• _Source code of charts_:
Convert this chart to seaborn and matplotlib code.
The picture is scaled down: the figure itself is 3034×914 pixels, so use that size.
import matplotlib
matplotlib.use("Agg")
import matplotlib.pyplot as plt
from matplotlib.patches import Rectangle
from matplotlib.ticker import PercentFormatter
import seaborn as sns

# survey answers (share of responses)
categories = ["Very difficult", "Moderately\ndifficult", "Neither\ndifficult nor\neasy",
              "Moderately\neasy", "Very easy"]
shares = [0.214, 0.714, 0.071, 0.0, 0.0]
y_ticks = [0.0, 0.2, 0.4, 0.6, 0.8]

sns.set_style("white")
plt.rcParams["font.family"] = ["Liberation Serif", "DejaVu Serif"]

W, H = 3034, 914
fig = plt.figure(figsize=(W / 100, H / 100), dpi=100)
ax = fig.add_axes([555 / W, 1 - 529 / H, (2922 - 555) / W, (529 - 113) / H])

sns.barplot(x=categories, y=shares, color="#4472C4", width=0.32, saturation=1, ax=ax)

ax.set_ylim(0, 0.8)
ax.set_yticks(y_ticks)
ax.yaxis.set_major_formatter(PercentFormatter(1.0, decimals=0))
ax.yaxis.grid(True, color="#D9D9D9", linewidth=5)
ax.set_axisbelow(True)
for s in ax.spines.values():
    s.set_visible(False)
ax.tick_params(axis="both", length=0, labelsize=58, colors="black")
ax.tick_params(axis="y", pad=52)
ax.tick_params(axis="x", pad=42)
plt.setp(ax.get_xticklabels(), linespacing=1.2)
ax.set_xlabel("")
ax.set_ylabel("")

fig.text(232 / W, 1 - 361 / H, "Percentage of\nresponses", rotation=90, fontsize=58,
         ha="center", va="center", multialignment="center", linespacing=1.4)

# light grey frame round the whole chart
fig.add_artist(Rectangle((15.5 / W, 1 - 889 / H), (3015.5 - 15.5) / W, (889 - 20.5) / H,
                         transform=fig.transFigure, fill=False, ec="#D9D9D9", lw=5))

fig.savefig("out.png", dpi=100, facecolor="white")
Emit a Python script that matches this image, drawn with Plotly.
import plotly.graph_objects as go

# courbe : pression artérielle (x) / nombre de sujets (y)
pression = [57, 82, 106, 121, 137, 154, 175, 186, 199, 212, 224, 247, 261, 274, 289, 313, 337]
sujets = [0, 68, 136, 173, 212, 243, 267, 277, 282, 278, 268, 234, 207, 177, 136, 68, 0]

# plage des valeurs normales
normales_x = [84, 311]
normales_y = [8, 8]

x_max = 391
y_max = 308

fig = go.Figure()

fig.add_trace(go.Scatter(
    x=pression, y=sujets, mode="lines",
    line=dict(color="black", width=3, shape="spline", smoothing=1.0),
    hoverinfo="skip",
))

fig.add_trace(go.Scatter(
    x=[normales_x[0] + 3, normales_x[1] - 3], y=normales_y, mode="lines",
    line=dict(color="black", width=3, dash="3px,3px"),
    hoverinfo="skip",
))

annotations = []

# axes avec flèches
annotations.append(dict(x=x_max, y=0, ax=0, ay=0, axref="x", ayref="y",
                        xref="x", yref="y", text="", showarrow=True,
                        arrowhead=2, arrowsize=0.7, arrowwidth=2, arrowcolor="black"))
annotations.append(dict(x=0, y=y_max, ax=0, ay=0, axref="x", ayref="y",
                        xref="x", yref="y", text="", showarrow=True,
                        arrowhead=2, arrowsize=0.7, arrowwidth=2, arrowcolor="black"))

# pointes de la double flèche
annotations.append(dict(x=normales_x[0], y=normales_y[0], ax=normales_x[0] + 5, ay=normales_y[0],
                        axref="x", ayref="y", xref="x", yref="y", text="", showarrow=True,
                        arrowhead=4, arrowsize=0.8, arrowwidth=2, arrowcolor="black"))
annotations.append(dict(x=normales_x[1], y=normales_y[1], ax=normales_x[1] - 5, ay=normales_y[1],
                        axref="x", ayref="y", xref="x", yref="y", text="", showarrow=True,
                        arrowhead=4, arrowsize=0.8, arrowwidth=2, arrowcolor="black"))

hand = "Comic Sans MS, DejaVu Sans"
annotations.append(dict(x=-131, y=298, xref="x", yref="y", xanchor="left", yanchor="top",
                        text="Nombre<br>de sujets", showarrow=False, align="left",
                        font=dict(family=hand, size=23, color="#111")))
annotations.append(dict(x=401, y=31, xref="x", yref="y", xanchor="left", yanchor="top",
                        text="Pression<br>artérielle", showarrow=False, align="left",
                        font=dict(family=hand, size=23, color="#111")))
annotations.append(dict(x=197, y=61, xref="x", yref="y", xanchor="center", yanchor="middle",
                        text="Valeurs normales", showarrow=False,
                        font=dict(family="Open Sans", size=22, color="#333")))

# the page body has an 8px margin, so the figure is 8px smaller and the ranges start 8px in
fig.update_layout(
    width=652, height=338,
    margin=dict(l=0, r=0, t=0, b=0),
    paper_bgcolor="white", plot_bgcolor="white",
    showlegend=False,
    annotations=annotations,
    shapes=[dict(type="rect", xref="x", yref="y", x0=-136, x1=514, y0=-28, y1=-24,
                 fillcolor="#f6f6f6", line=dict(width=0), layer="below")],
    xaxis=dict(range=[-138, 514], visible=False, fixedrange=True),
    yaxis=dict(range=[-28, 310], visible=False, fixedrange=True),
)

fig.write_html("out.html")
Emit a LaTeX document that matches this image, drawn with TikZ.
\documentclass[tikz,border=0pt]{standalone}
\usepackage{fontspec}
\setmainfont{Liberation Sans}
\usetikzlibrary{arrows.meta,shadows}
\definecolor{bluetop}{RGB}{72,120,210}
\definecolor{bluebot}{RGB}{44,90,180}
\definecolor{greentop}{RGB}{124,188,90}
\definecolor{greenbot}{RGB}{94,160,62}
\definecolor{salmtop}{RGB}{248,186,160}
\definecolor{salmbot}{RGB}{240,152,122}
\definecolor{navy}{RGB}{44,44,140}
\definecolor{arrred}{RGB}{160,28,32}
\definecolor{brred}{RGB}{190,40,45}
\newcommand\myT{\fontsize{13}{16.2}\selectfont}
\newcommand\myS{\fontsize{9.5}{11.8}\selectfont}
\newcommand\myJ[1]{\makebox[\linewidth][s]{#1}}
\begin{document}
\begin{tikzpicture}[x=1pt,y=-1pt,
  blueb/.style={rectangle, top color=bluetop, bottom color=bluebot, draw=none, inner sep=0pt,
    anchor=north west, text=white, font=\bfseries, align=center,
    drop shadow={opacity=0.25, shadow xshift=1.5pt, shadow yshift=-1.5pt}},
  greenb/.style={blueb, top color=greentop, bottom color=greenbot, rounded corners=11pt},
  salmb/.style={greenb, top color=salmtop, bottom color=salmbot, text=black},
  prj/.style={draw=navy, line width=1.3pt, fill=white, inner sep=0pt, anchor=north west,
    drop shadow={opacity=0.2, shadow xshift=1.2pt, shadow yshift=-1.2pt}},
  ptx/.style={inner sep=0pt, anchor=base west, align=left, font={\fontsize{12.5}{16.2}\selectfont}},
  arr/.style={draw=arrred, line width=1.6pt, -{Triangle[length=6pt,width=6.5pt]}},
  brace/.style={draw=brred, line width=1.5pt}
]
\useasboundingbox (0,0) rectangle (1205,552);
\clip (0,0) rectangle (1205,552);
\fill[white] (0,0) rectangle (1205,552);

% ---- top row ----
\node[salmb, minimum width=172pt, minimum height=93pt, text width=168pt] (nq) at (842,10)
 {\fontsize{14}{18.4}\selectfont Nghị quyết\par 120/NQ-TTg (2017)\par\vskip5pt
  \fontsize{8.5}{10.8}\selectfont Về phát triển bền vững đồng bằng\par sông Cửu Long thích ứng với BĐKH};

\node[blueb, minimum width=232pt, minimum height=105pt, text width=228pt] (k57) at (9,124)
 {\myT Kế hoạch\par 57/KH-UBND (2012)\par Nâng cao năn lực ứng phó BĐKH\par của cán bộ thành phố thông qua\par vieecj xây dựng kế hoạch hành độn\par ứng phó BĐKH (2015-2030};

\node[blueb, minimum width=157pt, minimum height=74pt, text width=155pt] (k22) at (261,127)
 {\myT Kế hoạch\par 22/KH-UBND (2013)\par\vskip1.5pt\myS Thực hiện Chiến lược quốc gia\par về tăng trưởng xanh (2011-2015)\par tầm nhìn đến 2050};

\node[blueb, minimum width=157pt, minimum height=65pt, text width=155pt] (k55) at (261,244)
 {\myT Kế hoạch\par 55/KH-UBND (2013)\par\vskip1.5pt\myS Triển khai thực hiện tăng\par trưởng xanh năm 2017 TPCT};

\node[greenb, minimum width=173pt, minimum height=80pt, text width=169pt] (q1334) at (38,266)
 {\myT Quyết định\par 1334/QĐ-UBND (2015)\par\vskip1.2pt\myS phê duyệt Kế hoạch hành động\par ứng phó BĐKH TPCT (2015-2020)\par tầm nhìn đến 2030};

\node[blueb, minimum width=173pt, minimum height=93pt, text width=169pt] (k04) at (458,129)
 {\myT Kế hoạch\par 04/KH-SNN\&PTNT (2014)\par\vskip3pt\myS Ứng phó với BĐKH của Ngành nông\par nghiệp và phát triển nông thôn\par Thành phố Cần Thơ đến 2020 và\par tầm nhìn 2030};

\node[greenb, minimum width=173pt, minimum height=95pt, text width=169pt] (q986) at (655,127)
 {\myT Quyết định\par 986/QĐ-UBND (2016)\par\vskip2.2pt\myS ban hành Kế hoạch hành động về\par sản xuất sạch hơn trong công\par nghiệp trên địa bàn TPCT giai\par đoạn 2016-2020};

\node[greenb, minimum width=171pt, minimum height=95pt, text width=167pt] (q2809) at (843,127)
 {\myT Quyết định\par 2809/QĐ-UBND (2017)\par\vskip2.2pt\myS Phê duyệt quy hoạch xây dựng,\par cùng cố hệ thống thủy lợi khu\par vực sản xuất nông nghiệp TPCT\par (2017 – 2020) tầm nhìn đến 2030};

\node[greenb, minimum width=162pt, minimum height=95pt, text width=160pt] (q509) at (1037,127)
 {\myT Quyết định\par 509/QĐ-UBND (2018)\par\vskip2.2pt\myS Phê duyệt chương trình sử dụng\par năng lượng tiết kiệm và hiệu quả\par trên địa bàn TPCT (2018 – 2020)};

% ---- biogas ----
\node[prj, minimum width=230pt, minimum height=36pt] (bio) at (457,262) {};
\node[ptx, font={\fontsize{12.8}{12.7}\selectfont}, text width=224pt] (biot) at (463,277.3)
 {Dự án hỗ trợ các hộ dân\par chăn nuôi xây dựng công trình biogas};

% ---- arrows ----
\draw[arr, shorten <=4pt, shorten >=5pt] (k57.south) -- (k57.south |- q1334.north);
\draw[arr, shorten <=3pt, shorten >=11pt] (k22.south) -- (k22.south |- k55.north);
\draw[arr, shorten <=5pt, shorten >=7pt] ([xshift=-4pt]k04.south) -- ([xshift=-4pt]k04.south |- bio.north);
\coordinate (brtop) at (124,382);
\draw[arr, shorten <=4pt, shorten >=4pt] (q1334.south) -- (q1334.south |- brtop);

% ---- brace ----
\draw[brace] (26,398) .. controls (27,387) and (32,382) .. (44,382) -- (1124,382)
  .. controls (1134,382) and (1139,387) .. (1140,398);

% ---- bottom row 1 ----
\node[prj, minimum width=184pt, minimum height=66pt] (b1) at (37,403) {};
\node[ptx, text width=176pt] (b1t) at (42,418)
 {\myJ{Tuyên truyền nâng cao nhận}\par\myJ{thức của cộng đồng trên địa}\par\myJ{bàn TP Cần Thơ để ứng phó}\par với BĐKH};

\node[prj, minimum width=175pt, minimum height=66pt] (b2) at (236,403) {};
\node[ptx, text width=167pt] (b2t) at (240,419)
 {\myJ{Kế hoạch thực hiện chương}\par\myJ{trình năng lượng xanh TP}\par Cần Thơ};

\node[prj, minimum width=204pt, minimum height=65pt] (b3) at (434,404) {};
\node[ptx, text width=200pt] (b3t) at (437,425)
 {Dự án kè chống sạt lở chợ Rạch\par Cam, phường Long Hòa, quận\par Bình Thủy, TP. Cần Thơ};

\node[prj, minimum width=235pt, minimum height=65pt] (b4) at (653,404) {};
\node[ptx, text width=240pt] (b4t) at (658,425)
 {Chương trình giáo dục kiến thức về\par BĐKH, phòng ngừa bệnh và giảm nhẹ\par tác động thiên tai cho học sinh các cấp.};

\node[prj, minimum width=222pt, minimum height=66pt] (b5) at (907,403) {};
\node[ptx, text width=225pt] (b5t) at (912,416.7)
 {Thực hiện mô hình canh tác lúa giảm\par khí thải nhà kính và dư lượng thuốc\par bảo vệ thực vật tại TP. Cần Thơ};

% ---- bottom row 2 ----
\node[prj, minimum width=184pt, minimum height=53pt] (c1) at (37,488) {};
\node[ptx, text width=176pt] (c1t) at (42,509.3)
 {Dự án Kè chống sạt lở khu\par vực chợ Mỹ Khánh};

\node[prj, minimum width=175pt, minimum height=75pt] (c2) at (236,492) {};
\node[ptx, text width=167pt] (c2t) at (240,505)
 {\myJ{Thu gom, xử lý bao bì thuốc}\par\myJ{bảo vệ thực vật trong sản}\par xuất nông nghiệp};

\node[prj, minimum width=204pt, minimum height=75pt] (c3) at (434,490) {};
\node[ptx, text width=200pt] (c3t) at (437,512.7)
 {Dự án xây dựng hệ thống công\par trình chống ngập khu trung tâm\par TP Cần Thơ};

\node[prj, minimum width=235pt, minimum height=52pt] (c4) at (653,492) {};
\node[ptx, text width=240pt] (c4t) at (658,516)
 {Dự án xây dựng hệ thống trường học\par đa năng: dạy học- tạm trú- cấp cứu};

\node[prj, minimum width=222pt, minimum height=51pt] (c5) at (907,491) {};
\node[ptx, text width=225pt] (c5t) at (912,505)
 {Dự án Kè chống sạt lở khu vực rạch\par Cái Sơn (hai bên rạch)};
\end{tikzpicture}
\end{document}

• _Written instruction_: Return every line above that contains the word "this".

• _Written response_:
Convert this chart to seaborn and matplotlib code.
Emit a Python script that matches this image, drawn with Plotly.
Emit a LaTeX document that matches this image, drawn with TikZ.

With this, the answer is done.